Les pêcheurs aux cormorans
Je me souviens avoir vu il y a plusieurs années dans un magazine un superbe article mettant en avant l’authenticité de la scène et des images venues d’un autre temps. Une barque en bambou, des pêcheurs avec leurs cormorans dans la pénombre éclairé par une lampe à pétrole, ambiance magique… J’en ai rêvé, j’ai voulu vivre ce rêve et pêcher avec eux.
La technique consiste à dresser son oiseau et lui poser une ligature à la base de la gorge pour l’empêcher d’avaler les plus gros poissons qu’il attrape. La lanterne permet aux cormorans de voir les poissons à la surface.
Ensuite le pêcheur récupère les poissons restés dans la gorge de l’oiseau.
Cette tradition a bien existé, mais la réalité de cette pêche est un peu différente de ce que j’ai pu imaginer.
Aujourd’hui ce cliché « carte postale » est possible, mais moyennant finance. Explications…
J’ai rencontré ce pêcheur sur la berge ou de nombreuses embarcations touristiques font escale dans la journée. Il est simplement là, à attendre de se faire prendre en photo pour 30 Yuan (4 euros). Cette image ne m’intéresse pas, je lui propose de me rejoindre le lendemain matin à 5 heures pour faire des images de nuit sur une autre partie de la rivière Li. Il accepte bien volontiers, mais me fait comprendre que cela me coûtera 200 Yuan (22 euros). Je me retrouve face à cette réalité monétaire que j’évite autant que possible dans les rencontre que je peux faire en voyage. Mais là je comprends que ce vieil homme a besoin de vivre et de s’occuper de sa famille et j’ai très envie de photographier une tradition qui a existé de son vivant. J’accepte donc son marché.
Le lendemain, notre pêcheur est au rendez-vous, avec sa lampe à pétrole, sa barque en bambou et ses oiseaux. Nous passons deux heures ensemble, à discuter. Il me raconte son histoire, son métier, m’explique les techniques de pêche et m’en fait la démonstration. Il me raconte les changements liés aux développements du tourisme, et la pollution engendrée par le développement économique de son pays.
Je profite de cette matinée en sa compagnie pour faire de belles images.
Je rentre comblé d’avoir pu réaliser un rêve, celui de vivre l’expérience de la pêche aux cormorans.
Les cormorans de mon ami le pêcheur sont libres, et reviennent d’eux-mêmes au bateau.
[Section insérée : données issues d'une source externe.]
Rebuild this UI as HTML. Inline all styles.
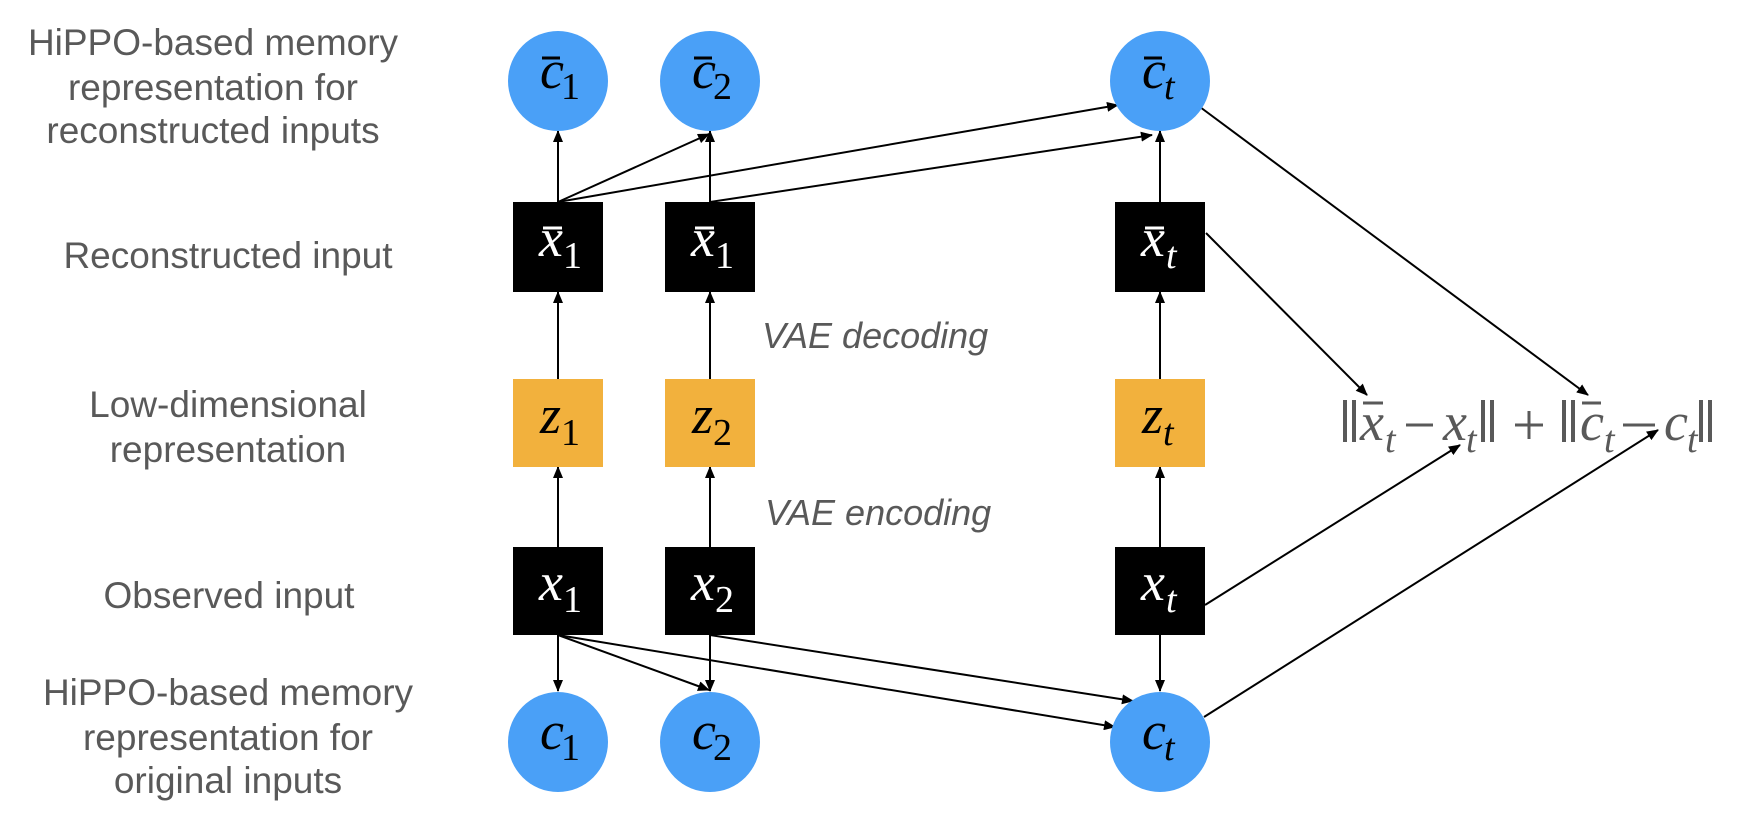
<!DOCTYPE html>
<html><head><meta charset="utf-8"><style>
html,body{margin:0;padding:0;background:#fff;}
svg{display:block;}
.lab{font-family:"Liberation Sans",Arial,sans-serif;font-size:37px;fill:#595959;text-anchor:middle;}
.vae{font-family:"Liberation Sans",Arial,sans-serif;font-size:36px;fill:#595959;font-style:italic;}
.m{font-family:"Liberation Serif","Times New Roman",serif;font-style:italic;font-size:54px;}
.s{font-family:"Liberation Serif","Times New Roman",serif;font-size:38px;}
.si{font-family:"Liberation Serif","Times New Roman",serif;font-style:italic;font-size:38px;}
.fm{font-family:"Liberation Serif","Times New Roman",serif;font-style:italic;font-size:54px;fill:#595959;}
.fs{font-family:"Liberation Serif","Times New Roman",serif;font-style:italic;font-size:38px;fill:#595959;}
</style></head><body>
<svg width="1753" height="813" viewBox="0 0 1753 813" xmlns="http://www.w3.org/2000/svg">
<defs>
<marker id="a" markerWidth="12" markerHeight="10" refX="11" refY="5" orient="auto" markerUnits="userSpaceOnUse">
<path d="M0,0 L12,5 L0,10 z" fill="#000"/>
</marker>
</defs>

<text class="lab" x="213" y="55">HiPPO-based memory</text>
<text class="lab" x="213" y="100">representation for</text>
<text class="lab" x="213" y="143">reconstructed inputs</text>
<text class="lab" x="228" y="268">Reconstructed input</text>
<text class="lab" x="228" y="417">Low-dimensional</text>
<text class="lab" x="228" y="462">representation</text>
<text class="lab" x="229" y="608">Observed input</text>
<text class="lab" x="228" y="705">HiPPO-based memory</text>
<text class="lab" x="228" y="750">representation for</text>
<text class="lab" x="228" y="793">original inputs</text>

<text class="vae" x="762" y="348">VAE decoding</text>
<text class="vae" x="765" y="525">VAE encoding</text>

<g stroke="#000" stroke-width="2" fill="none">
<line x1="558" y1="202" x2="558" y2="131" marker-end="url(#a)"/>
<line x1="710" y1="202" x2="710" y2="131" marker-end="url(#a)"/>
<line x1="1160" y1="202" x2="1160" y2="131" marker-end="url(#a)"/>
<line x1="558" y1="379" x2="558" y2="292" marker-end="url(#a)"/>
<line x1="710" y1="379" x2="710" y2="292" marker-end="url(#a)"/>
<line x1="1160" y1="379" x2="1160" y2="292" marker-end="url(#a)"/>
<line x1="558" y1="547" x2="558" y2="467" marker-end="url(#a)"/>
<line x1="710" y1="547" x2="710" y2="467" marker-end="url(#a)"/>
<line x1="1160" y1="547" x2="1160" y2="467" marker-end="url(#a)"/>
<line x1="558" y1="635" x2="558" y2="691" marker-end="url(#a)"/>
<line x1="710" y1="635" x2="710" y2="691" marker-end="url(#a)"/>
<line x1="1160" y1="635" x2="1160" y2="691" marker-end="url(#a)"/>
<line x1="558" y1="202" x2="709" y2="134" marker-end="url(#a)"/>
<line x1="558" y1="202" x2="1118" y2="105" marker-end="url(#a)"/>
<line x1="710" y1="202" x2="1152" y2="135" marker-end="url(#a)"/>
<line x1="558" y1="635" x2="709" y2="690" marker-end="url(#a)"/>
<line x1="558" y1="635" x2="1115" y2="727" marker-end="url(#a)"/>
<line x1="710" y1="635" x2="1133" y2="701" marker-end="url(#a)"/>
<line x1="1206" y1="233" x2="1367" y2="395" marker-end="url(#a)"/>
<line x1="1200" y1="107" x2="1588" y2="395" marker-end="url(#a)"/>
<line x1="1205" y1="605" x2="1460" y2="445" marker-end="url(#a)"/>
<line x1="1204" y1="717" x2="1658" y2="430" marker-end="url(#a)"/>
</g>

<g fill="#4aa0f7">
<circle cx="558" cy="81" r="50"/>
<circle cx="710" cy="81" r="50"/>
<circle cx="1160" cy="81" r="50"/>
<circle cx="558" cy="742" r="50"/>
<circle cx="710" cy="742" r="50"/>
<circle cx="1160" cy="742" r="50"/>
</g>
<g fill="#000">
<rect x="513" y="202" width="90" height="90"/>
<rect x="665" y="202" width="90" height="90"/>
<rect x="1115" y="202" width="90" height="90"/>
<rect x="513" y="547" width="90" height="88"/>
<rect x="665" y="547" width="90" height="88"/>
<rect x="1115" y="547" width="90" height="88"/>
</g>
<g fill="#f2b13d">
<rect x="513" y="379" width="90" height="88"/>
<rect x="665" y="379" width="90" height="88"/>
<rect x="1115" y="379" width="90" height="88"/>
</g>

<g fill="#000">
<text class="m" x="540" y="88">c</text><text class="s" x="561" y="99">1</text>
<text class="m" x="692" y="88">c</text><text class="s" x="713" y="99">2</text>
<text class="m" x="1142" y="88">c</text><text class="si" x="1164" y="99">t</text>
<text class="m" x="540" y="749">c</text><text class="s" x="561" y="760">1</text>
<text class="m" x="692" y="749">c</text><text class="s" x="713" y="760">2</text>
<text class="m" x="1142" y="749">c</text><text class="si" x="1164" y="760">t</text>
</g>
<g stroke="#000" stroke-width="3">
<line x1="542" y1="58" x2="560" y2="58"/>
<line x1="694" y1="58" x2="712" y2="58"/>
<line x1="1144" y1="58" x2="1162" y2="58"/>
</g>
<g fill="#fff">
<text class="m" x="539" y="256">x</text><text class="s" x="563" y="268">1</text>
<text class="m" x="691" y="256">x</text><text class="s" x="715" y="268">1</text>
<text class="m" x="1141" y="256">x</text><text class="si" x="1166" y="268">t</text>
<text class="m" x="539" y="600">x</text><text class="s" x="563" y="612">1</text>
<text class="m" x="691" y="600">x</text><text class="s" x="715" y="612">2</text>
<text class="m" x="1141" y="600">x</text><text class="si" x="1166" y="612">t</text>
</g>
<g stroke="#fff" stroke-width="3">
<line x1="543" y1="228" x2="562" y2="228"/>
<line x1="695" y1="228" x2="714" y2="228"/>
<line x1="1145" y1="228" x2="1164" y2="228"/>
</g>
<g fill="#000">
<text class="m" x="540" y="433">z</text><text class="s" x="561" y="445">1</text>
<text class="m" x="692" y="433">z</text><text class="s" x="713" y="445">2</text>
<text class="m" x="1142" y="433">z</text><text class="si" x="1163" y="445">t</text>
</g>

<g stroke="#595959" stroke-width="4">
<line x1="1345" y1="400" x2="1345" y2="442"/><line x1="1354" y1="400" x2="1354" y2="442"/>
<line x1="1483" y1="400" x2="1483" y2="442"/><line x1="1492" y1="400" x2="1492" y2="442"/>
<line x1="1564" y1="400" x2="1564" y2="442"/><line x1="1573" y1="400" x2="1573" y2="442"/>
<line x1="1701" y1="400" x2="1701" y2="442"/><line x1="1710" y1="400" x2="1710" y2="442"/>
<line x1="1406" y1="425" x2="1433" y2="425" stroke-width="3"/>
<line x1="1623" y1="425" x2="1655" y2="425" stroke-width="3"/>
<line x1="1515" y1="425" x2="1543" y2="425" stroke-width="3"/>
<line x1="1529" y1="411" x2="1529" y2="439" stroke-width="3"/>
<line x1="1363" y1="403" x2="1383" y2="403" stroke-width="3"/>
<line x1="1582" y1="403" x2="1601" y2="403" stroke-width="3"/>
</g>
<text class="fm" x="1360" y="440">x</text><text class="fs" x="1385" y="452">t</text>
<text class="fm" x="1443" y="440">x</text><text class="fs" x="1466" y="452">t</text>
<text class="fm" x="1580" y="440">c</text><text class="fs" x="1604" y="452">t</text>
<text class="fm" x="1664" y="440">c</text><text class="fs" x="1687" y="452">t</text>
</svg>
</body></html>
La relation entre le pêcheur et l’animal me semble plutôt saine. Mon ami le pêcheur parle de ses oiseaux avec affection, j’apprends qu’ils ont 13 ans.
Suite de l’histoire moins sympa mais qui s’inscrit bien dans une des réalités économiques du tourisme.
J’apprends plus tard dans ma guest house qu’il existe un endroit spécial pour photographier les pêcheurs, dans une autre ville. Je décide de m’y rendre pour compléter ma série d’image et re-visiter mon rêve d’enfant. En arrivant sur les lieux je découvre un peu déçu une 50 aine de chinois en train de photographier un pêcheur qui fait un show. Ok, c’est aussi une des réalités du tourisme, l’on est pas toujours seul à vouloir rechercher l’authentique.
Je comprends ensuite que les oiseaux sont attachés et ne peuvent s’envoler ou nager librement.
Mais mon rêve s‘effondre complètement quand je commence à me faire insulter par un guide, car je n’ai pas payé le droit d’être ici ! Je décide de quitter cet endroit ou je ne suis clairement pas le bienvenu.
Voilà quand même les quelques images réalisées avant de me faire insulter.
Ami photographe voyageur, si toi aussi tu veux rencontrer ces pêcheurs, évite absolument de passer par des intermédiaires, ou par une agence. Essaye de communiquer directement avec un pêcheur si tu en rencontres un, et propose-lui d’aller pêcher ensemble très tôt le matin. Il sera certainement d’accord de te montrer ce qui a été dans le passé son métier. Le souvenir et l’instant partagé seront bien meilleurs qu’un shooting en groupe, ou chacun pousse des coudes pour faire sa photo et où tu devras payer un guide et une multitude d’intermédiaires pour photographier un acteur qui attache des oiseaux.